Creating different classes of shares may be an option you might want to explore, so that both types of partners don't wind up receiving the same dividend rate.
Timing is key
In general, companies distribute dividends every quarter or half year.
There aren't any hard and fast rules when it comes to how often dividends are paid out-and this is something your need to consider carefully.
- It can have an impact on the amount of tax you pay: Dividends can be a way for you to balance out your profits from one year to another, so you can avoid being put into a higher tax bracket. If your profits are £55,000 in the first year and £10,000 in the second year, you can declare a lower dividend for the first year so that you pay the basic rate for both years-rather than paying the higher rate for the first year.
- It can have an impact on your HMRC deadlines: Income tax on dividends are due in January after the tax year (running 6th April - 5th April) in which the dividend was distributed. This means that tax on a dividend received in February 2020 will be due in January 2021. If the dividend was paid out on May 2020, the tax will be due in January 2022.
Your personal pension can be affected
Receiving income as dividends (rather than a salary) can help reduce your tax load.

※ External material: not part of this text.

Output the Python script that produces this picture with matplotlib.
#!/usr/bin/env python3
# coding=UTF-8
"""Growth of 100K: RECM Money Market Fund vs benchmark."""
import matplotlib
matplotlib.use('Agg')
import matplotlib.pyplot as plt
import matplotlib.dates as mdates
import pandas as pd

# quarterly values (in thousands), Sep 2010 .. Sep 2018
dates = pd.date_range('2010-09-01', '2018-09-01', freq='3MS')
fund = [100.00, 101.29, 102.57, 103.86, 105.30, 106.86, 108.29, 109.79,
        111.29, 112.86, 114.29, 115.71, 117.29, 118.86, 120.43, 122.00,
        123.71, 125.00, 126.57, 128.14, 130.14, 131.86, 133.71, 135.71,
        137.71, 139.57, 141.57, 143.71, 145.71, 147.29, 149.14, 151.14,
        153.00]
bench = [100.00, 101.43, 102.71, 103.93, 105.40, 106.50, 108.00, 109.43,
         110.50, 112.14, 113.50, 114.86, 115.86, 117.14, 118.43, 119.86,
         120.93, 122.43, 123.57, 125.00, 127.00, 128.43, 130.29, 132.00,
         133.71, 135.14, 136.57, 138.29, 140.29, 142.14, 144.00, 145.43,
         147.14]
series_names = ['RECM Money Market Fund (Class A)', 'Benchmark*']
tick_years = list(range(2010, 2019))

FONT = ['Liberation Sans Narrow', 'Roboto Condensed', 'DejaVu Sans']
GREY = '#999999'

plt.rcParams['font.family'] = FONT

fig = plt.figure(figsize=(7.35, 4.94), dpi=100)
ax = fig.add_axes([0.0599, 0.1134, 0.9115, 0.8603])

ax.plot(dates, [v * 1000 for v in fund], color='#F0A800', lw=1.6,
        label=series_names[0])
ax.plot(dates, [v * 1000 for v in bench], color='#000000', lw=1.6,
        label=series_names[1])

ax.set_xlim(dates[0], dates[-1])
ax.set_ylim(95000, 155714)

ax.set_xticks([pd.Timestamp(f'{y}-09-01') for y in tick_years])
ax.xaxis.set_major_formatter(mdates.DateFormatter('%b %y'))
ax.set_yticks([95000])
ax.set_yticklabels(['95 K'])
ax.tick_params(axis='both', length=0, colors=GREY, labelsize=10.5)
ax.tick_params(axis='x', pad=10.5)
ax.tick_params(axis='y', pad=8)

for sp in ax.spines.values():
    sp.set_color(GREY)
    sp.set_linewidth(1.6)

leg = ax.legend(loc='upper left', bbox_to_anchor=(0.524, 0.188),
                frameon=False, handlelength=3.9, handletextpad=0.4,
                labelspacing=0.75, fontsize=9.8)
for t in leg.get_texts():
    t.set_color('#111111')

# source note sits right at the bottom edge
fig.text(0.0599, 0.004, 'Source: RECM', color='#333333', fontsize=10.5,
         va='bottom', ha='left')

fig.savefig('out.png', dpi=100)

Yet, it's important to keep in mind that your personal pension will be affected, as getting a salary increases contributions that can be paid into your personal pension.

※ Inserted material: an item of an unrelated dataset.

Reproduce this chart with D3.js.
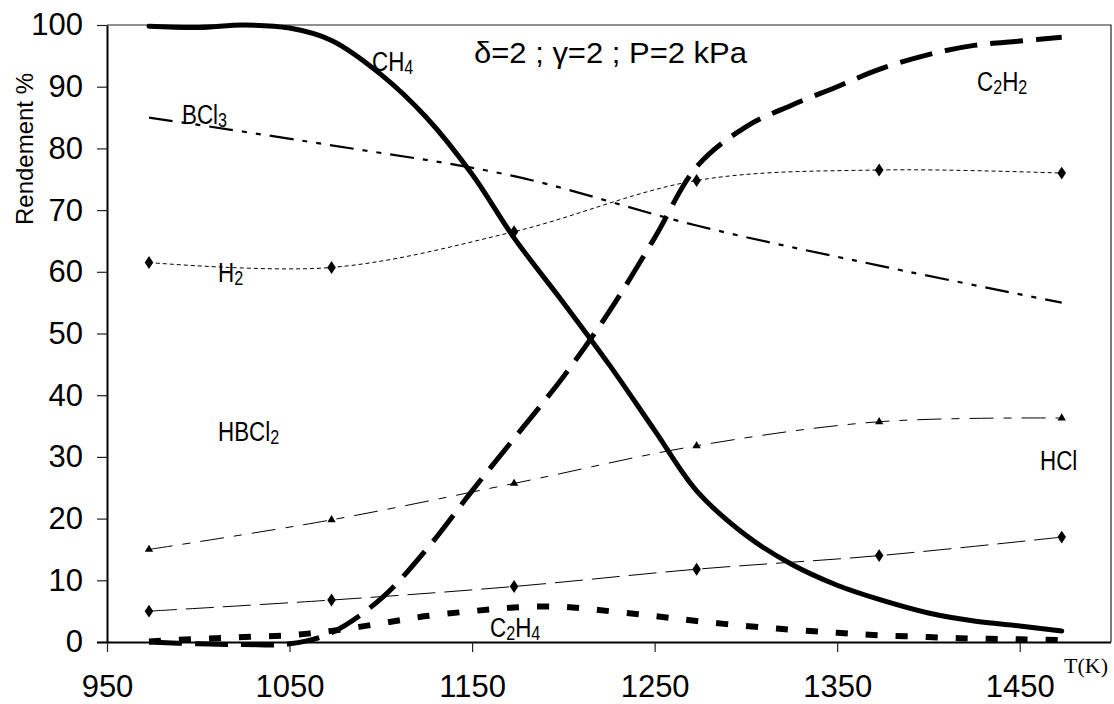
<!DOCTYPE html>
<html><head><meta charset="utf-8">
<script src="https://cdn.jsdelivr.net/npm/d3@7"></script>
<style>body{margin:0;background:#fff}svg{display:block}</style>
</head><body><svg id="c" width="1114" height="704"></svg>
<script>
// ---- data ----
const tempsMarked = [973, 1073, 1173, 1273, 1373, 1473];
const h2Values    = [61.5, 60.7, 66.5, 74.8, 76.5, 76.0];
const hclValues   = [5.0, 6.8, 9.0, 11.8, 14.0, 17.0];
const hbcl2Values = [15.0, 19.8, 25.7, 31.8, 35.7, 36.3];
const bcl3Values  = [85.0, 80.5, 75.5, 67.5, 61.0, 55.0];

const tempsFine   = [973, 1000, 1025, 1050, 1073, 1100, 1125, 1150, 1173, 1200, 1225, 1250, 1273, 1300, 1325, 1350, 1373, 1400, 1425, 1450, 1473];
const ch4Values   = [99.8, 99.6, 100, 99.5, 97.5, 92.0, 85.0, 75.8, 65.5, 55.0, 45.0, 34.3, 24.5, 17.3, 12.6, 9.2, 6.9, 4.7, 3.4, 2.6, 1.8];
const c2h2Values  = [0.0, -0.3, -0.4, -0.3, 1.5, 7.0, 15.0, 24.5, 33.0, 43.0, 53.5, 65.5, 77.0, 83.5, 87.0, 90.0, 92.8, 95.2, 96.7, 97.4, 98.0];
const c2h4Values  = [0.1, 0.5, 0.8, 1.1, 1.8, 3.0, 4.2, 5.0, 5.6, 5.7, 5.0, 4.2, 3.4, 2.6, 2.0, 1.5, 1.1, 0.8, 0.55, 0.45, 0.3];

const xTickValues = [950, 1050, 1150, 1250, 1350, 1450];
const yTickValues = [0, 10, 20, 30, 40, 50, 60, 70, 80, 90, 100];

// ---- layout ----
const W = 1114, H = 704;
const m = {l: 107, r: 3, t: 25, b: 62};
const svg = d3.select('#c');
const x = d3.scaleLinear().domain([950, 1500]).range([m.l, W - m.r]);
const y = d3.scaleLinear().domain([0, 100]).range([H - m.b, m.t]);
const FONT = '"Liberation Sans", Arial, sans-serif';

// frame (top and right)
svg.append('path')
  .attr('d', `M${m.l},${m.t}H${W - m.r}V${H - m.b}`)
  .attr('fill', 'none').attr('stroke', '#222').attr('stroke-width', 1.2);

// axes
const gy = svg.append('g').attr('transform', `translate(${m.l},0)`)
  .call(d3.axisLeft(y).tickValues(yTickValues).tickFormat(d3.format('d')).tickSize(10).tickPadding(14).tickSizeOuter(0));
const gx = svg.append('g').attr('transform', `translate(0,${H - m.b})`)
  .call(d3.axisBottom(x).tickValues(xTickValues).tickFormat(d3.format('d')).tickSize(10).tickPadding(23).tickSizeOuter(0));
[gx, gy].forEach(g => {
  g.selectAll('text').attr('font-family', FONT).attr('font-size', 31).attr('fill', '#000');
  g.selectAll('line').attr('stroke', '#222').attr('stroke-width', 1.2);
  g.select('.domain').attr('stroke', '#000').attr('stroke-width', 2);
});
gx.select('.domain').attr('d', `M${m.l - 10},0.5H${W - m.r}`);

// series
function series(xs, ys) { return xs.map((t, i) => [t, ys[i]]); }
const line = d3.line().x(d => x(d[0])).y(d => y(d[1])).curve(d3.curveCatmullRom.alpha(0.5));

const lines = [
  {data: series(tempsMarked, h2Values),    w: 1,   dash: '4,3'},
  {data: series(tempsMarked, hclValues),   w: 1,   dash: '28,9'},
  {data: series(tempsMarked, hbcl2Values), w: 1,   dash: '24,10,8,10'},
  {data: series(tempsMarked, bcl3Values),  w: 2.2, dash: '24,9,5,9,5,9'},
  {data: series(tempsFine, ch4Values),     w: 5,   dash: null},
  {data: series(tempsFine, c2h2Values),    w: 5,   dash: '33,13'},
  {data: series(tempsFine, c2h4Values),    w: 6,   dash: '12,18'},
];
lines.forEach(s => {
  svg.append('path').datum(s.data)
    .attr('d', line).attr('fill', 'none').attr('stroke', '#000')
    .attr('stroke-width', s.w).attr('stroke-linecap', s.dash ? 'butt' : 'round')
    .attr('stroke-dasharray', s.dash);
});

// markers
const diamond = d3.symbol().type(d3.symbolDiamond).size(48);
const tri = d3.symbol().type(d3.symbolTriangle).size(30);
[h2Values, hclValues].forEach(vals => {
  svg.append('g').selectAll('path').data(series(tempsMarked, vals)).join('path')
    .attr('d', diamond).attr('transform', d => `translate(${x(d[0])},${y(d[1])}) scale(1.15,1)`).attr('fill', '#000');
});
svg.append('g').selectAll('path').data(series(tempsMarked, hbcl2Values)).join('path')
  .attr('d', tri).attr('transform', d => `translate(${x(d[0])},${y(d[1])})`).attr('fill', '#000');

// labels: parts = [text, subscript, text, subscript, ...]
function label(px, py, parts, size) {
  const t = svg.append('text').attr('font-family', FONT).attr('font-size', size || 28)
    .attr('transform', `translate(${px},${py}) scale(0.8,1)`);
  let shifted = false;
  parts.forEach((p, i) => {
    const isSub = i % 2 === 1;
    const ts = t.append('tspan').text(p);
    if (isSub) { ts.attr('font-size', '72%').attr('dy', 3); shifted = true; }
    else if (shifted) { ts.attr('dy', -3); shifted = false; }
  });
  return t;
}
label(372, 71, ['CH', '4']);
label(977, 91, ['C', '2', 'H', '2']);
label(490, 637, ['C', '2', 'H', '4']);
label(182, 124, ['BCl', '3']);
label(218, 282, ['H', '2']);
label(218, 441, ['HBCl', '2']);
label(1040, 470, ['HCl']);

svg.append('text').attr('x', 474).attr('y', 63).attr('font-family', FONT).attr('font-size', 29)
  .attr('textLength', 273).attr('lengthAdjust', 'spacingAndGlyphs')
  .text('δ=2 ; γ=2 ; P=2 kPa');

svg.append('text').attr('x', 1108).attr('y', 673).attr('text-anchor', 'end')
  .attr('font-family', '"Liberation Serif", "Times New Roman", serif').attr('font-size', 22).text('T(K)');

svg.append('text').attr('transform', 'translate(33,149) rotate(-90)').attr('text-anchor', 'middle')
  .attr('font-family', FONT).attr('font-size', 24).text('Rendement %');
</script></body></html>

We recommend checking in with your accountant about minimum salary requirements that may be imposed if you want to make contributions to a personal or executive pension plan. You may also want to discuss whether setting up a company pension scheme is an option you should consider.
Understanding more about dividend tax
Business owners typically pay themselves through a blend of salary and dividends, as this is a more tax efficient way to operate.
That's because neither the company, nor you (as an employee) are required to pay National Insurance Contributions on dividends. You are required to pay tax on dividends though— and we'll explain more about this in a separate guide on dividend taxes, rates and allowances.